**Set task:** From the material below, list every line containing "this".

**Record list:**
#####
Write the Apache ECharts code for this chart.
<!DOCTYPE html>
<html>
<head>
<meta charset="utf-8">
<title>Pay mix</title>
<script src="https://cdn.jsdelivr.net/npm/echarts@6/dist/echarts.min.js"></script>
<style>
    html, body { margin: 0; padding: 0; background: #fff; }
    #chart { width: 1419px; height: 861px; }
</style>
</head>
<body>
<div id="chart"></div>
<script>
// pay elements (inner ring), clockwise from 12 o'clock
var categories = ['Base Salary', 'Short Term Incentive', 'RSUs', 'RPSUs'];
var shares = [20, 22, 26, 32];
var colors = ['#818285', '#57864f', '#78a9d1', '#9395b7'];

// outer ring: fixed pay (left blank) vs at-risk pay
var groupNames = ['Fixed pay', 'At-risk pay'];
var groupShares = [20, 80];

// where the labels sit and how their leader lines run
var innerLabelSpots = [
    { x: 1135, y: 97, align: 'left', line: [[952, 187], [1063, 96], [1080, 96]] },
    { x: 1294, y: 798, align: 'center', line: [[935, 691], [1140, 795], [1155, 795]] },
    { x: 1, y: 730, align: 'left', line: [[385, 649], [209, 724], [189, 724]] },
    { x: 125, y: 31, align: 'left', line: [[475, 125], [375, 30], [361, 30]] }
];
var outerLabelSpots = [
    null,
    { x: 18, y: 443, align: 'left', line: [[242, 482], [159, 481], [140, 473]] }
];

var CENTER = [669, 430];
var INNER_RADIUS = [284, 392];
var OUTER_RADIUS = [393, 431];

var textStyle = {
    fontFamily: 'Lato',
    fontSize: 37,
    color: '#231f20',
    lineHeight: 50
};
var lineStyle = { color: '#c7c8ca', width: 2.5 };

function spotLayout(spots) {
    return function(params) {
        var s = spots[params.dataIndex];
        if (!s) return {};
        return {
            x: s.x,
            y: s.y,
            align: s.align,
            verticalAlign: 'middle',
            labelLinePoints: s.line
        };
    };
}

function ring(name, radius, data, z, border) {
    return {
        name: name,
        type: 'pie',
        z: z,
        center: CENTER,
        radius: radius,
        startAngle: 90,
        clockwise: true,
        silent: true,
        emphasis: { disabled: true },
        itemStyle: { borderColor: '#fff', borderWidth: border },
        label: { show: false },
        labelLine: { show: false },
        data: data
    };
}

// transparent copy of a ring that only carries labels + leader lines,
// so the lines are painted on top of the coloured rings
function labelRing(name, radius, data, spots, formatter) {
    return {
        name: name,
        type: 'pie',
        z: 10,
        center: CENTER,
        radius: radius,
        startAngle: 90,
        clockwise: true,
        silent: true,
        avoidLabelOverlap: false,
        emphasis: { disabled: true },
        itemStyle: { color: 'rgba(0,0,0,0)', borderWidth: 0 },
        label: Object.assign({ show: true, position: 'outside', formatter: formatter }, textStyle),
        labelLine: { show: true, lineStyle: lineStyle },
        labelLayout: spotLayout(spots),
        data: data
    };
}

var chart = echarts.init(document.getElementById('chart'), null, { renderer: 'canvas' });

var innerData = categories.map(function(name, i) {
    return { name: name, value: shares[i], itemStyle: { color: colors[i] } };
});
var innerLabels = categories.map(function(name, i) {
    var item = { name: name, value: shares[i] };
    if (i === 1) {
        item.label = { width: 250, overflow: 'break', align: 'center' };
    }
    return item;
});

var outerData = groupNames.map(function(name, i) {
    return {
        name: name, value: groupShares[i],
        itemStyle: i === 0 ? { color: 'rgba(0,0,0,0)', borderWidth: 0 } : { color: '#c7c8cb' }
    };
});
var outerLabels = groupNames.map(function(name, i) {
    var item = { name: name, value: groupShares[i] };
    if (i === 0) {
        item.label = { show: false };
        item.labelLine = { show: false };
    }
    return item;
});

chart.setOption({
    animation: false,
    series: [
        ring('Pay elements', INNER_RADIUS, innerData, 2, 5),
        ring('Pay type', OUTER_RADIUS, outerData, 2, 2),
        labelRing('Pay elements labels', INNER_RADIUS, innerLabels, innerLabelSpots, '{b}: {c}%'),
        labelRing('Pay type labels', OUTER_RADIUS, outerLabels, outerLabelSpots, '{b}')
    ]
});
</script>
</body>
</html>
#####
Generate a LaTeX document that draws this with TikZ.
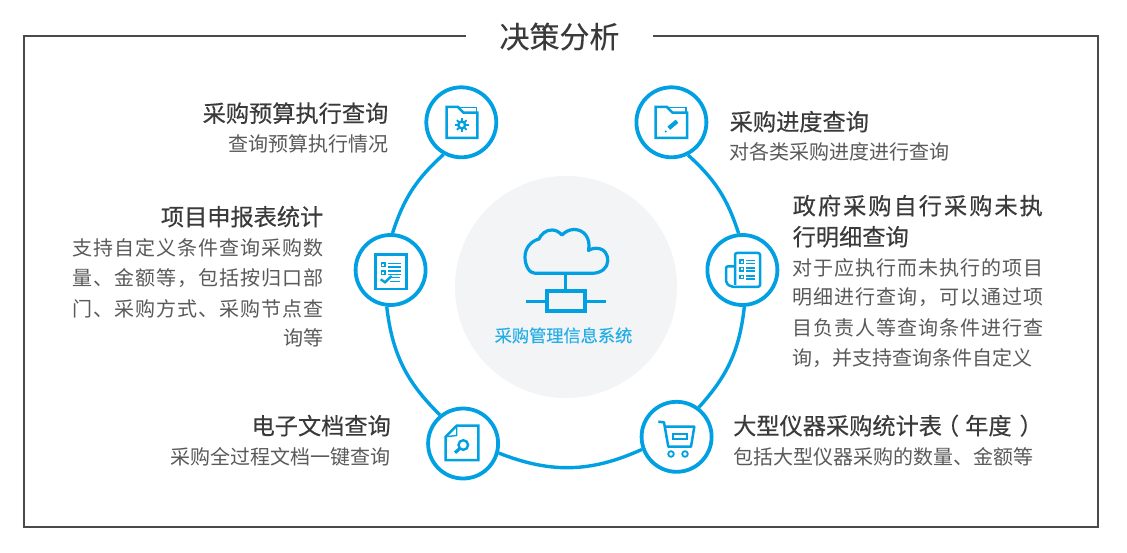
#####
**Problem solution:**
Write the Apache ECharts code for this chart.
Generate a LaTeX document that draws this with TikZ.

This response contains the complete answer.